● **Aim of the exercise**
Up to and including the line that contains "y_ticks = [80, 110, 140, 170, 200, 230, 260, 290]", write out each line of the material from its first line, exactly.
[begin Stored data]
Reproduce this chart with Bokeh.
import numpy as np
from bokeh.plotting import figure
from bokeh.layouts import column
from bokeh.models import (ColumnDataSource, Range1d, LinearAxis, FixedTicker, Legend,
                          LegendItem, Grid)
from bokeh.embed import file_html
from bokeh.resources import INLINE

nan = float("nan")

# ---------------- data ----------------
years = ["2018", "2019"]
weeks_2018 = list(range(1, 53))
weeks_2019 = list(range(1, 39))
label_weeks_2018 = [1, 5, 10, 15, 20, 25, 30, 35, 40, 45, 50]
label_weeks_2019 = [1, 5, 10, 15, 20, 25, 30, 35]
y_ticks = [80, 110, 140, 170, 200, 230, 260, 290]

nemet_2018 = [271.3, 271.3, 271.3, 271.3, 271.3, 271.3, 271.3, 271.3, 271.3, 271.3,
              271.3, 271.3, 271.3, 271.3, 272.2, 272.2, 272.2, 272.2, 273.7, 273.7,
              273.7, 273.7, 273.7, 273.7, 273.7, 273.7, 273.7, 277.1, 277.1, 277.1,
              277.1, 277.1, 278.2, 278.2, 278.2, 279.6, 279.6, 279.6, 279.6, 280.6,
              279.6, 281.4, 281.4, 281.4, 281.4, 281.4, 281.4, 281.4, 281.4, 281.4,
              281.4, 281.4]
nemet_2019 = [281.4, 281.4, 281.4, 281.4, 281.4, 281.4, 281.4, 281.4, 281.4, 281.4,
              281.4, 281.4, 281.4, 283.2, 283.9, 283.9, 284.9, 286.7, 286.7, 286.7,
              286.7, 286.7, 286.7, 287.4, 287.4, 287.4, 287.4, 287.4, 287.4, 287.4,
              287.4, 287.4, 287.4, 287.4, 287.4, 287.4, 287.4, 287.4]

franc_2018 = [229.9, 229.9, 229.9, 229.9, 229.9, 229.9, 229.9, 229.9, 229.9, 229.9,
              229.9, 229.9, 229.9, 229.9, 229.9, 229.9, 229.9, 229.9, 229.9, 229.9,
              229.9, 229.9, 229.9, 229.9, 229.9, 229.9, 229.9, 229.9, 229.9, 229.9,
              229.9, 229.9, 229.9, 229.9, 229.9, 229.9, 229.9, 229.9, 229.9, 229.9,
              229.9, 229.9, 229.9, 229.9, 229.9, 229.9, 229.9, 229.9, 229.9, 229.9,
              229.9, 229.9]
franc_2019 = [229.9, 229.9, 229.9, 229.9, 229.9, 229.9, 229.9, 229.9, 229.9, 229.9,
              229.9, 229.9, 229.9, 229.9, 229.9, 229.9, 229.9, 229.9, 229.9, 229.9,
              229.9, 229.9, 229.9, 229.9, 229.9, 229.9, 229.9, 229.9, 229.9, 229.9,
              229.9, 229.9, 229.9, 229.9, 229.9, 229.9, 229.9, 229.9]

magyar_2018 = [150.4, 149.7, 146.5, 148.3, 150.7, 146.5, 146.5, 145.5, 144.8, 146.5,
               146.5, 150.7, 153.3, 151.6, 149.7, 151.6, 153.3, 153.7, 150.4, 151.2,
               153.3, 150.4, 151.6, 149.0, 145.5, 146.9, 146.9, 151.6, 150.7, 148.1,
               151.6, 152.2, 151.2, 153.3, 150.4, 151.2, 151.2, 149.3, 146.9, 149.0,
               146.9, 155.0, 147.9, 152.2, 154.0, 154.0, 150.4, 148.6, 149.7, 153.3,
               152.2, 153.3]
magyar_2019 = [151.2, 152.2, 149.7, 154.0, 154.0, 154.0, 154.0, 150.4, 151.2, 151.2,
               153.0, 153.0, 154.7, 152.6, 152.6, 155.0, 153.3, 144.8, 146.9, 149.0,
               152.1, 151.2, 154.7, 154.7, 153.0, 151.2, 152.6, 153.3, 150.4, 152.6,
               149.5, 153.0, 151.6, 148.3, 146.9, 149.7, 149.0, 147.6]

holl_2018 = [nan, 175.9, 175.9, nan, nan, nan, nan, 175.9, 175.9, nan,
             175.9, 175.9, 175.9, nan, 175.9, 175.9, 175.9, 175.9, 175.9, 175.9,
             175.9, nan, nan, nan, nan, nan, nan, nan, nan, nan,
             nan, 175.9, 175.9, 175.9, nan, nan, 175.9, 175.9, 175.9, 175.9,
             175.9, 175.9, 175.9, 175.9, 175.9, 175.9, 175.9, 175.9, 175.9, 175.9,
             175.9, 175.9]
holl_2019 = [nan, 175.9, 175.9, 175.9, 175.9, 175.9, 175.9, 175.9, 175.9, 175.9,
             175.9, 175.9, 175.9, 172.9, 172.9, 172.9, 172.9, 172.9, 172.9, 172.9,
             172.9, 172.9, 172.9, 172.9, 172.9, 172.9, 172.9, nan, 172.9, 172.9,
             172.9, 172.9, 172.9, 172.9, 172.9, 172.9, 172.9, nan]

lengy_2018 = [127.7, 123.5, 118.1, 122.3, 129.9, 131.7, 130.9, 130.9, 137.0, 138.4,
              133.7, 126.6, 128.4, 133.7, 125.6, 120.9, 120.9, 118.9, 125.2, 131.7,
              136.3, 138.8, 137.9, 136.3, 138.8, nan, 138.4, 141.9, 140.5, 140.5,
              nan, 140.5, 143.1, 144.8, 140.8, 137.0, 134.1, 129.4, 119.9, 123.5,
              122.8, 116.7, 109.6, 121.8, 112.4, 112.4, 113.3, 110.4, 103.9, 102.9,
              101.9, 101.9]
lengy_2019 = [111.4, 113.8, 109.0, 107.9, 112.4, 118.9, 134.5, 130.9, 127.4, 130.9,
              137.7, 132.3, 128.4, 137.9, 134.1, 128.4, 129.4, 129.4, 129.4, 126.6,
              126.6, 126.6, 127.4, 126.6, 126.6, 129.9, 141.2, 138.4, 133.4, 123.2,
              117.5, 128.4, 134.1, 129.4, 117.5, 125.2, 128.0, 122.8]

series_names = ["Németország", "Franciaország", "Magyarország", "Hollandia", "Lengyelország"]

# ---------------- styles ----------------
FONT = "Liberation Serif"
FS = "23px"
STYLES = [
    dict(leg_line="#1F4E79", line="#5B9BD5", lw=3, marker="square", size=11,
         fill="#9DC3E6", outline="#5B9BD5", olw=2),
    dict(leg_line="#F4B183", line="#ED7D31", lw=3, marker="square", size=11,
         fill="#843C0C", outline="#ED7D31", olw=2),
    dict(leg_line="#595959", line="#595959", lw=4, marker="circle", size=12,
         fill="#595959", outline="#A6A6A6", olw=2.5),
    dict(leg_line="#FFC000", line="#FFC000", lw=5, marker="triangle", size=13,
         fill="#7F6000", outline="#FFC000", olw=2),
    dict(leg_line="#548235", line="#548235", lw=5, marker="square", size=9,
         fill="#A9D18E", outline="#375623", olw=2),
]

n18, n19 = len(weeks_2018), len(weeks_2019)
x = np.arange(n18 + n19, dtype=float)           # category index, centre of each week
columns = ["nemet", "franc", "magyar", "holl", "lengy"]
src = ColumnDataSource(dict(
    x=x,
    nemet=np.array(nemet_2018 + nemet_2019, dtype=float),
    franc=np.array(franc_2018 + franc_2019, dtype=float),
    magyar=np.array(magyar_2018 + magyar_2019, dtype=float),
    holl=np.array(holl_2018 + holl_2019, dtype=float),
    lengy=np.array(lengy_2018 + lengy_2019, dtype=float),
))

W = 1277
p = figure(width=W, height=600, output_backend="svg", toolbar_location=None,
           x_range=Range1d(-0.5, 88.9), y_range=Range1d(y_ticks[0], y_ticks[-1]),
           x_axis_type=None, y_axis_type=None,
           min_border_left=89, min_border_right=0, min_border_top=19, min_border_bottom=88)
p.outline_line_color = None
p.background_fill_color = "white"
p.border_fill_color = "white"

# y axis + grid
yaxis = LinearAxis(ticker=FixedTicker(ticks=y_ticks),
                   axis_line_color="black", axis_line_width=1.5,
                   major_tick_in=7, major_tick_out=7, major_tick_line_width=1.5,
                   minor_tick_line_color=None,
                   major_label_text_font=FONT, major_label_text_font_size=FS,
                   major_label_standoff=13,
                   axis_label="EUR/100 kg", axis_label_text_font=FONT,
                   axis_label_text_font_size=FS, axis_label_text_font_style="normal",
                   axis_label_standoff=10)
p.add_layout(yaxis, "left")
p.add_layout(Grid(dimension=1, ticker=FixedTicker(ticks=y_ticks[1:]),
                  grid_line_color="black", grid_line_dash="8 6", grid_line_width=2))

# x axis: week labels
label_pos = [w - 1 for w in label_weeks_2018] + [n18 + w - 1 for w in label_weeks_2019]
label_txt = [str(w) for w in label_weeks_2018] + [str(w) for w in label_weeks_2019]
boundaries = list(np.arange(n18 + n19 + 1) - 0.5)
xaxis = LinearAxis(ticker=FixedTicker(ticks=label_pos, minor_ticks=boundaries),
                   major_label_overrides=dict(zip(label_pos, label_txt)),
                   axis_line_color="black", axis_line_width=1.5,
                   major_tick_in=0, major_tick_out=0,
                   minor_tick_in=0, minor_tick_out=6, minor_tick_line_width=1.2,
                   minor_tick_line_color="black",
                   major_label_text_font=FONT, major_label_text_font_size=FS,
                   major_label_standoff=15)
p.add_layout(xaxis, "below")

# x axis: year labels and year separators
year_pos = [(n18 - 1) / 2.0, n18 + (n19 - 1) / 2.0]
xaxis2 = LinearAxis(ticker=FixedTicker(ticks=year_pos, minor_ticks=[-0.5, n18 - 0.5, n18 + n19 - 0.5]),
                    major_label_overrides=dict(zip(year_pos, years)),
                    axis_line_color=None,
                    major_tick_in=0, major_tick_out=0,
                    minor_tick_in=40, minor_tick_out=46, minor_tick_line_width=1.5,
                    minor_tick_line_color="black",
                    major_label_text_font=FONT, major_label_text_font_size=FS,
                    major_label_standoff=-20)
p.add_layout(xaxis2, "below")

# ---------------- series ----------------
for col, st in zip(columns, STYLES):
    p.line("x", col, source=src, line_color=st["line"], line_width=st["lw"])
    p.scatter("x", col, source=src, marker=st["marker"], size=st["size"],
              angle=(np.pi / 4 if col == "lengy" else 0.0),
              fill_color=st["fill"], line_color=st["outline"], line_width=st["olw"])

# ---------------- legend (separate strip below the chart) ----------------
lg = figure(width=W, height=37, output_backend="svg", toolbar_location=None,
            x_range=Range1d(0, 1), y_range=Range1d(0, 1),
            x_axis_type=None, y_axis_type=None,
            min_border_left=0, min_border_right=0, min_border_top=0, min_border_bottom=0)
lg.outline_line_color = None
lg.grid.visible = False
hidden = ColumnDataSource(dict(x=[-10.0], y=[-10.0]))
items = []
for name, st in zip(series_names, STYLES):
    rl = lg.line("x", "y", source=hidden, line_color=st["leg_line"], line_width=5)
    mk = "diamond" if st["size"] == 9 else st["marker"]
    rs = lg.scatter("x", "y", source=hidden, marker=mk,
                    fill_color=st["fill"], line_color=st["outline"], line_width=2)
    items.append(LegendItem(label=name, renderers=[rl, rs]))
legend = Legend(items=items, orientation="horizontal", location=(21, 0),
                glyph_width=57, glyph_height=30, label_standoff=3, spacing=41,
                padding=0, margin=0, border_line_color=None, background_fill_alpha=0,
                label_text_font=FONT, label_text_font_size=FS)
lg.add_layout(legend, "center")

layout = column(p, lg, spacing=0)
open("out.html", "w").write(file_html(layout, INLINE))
[end Stored data]
● **Exercise solution**
Reproduce this chart with Bokeh.
import numpy as np
from bokeh.plotting import figure
from bokeh.layouts import column
from bokeh.models import (ColumnDataSource, Range1d, LinearAxis, FixedTicker, Legend,
                          LegendItem, Grid)
from bokeh.embed import file_html
from bokeh.resources import INLINE

nan = float("nan")

# ---------------- data ----------------
years = ["2018", "2019"]
weeks_2018 = list(range(1, 53))
weeks_2019 = list(range(1, 39))
label_weeks_2018 = [1, 5, 10, 15, 20, 25, 30, 35, 40, 45, 50]
label_weeks_2019 = [1, 5, 10, 15, 20, 25, 30, 35]
y_ticks = [80, 110, 140, 170, 200, 230, 260, 290]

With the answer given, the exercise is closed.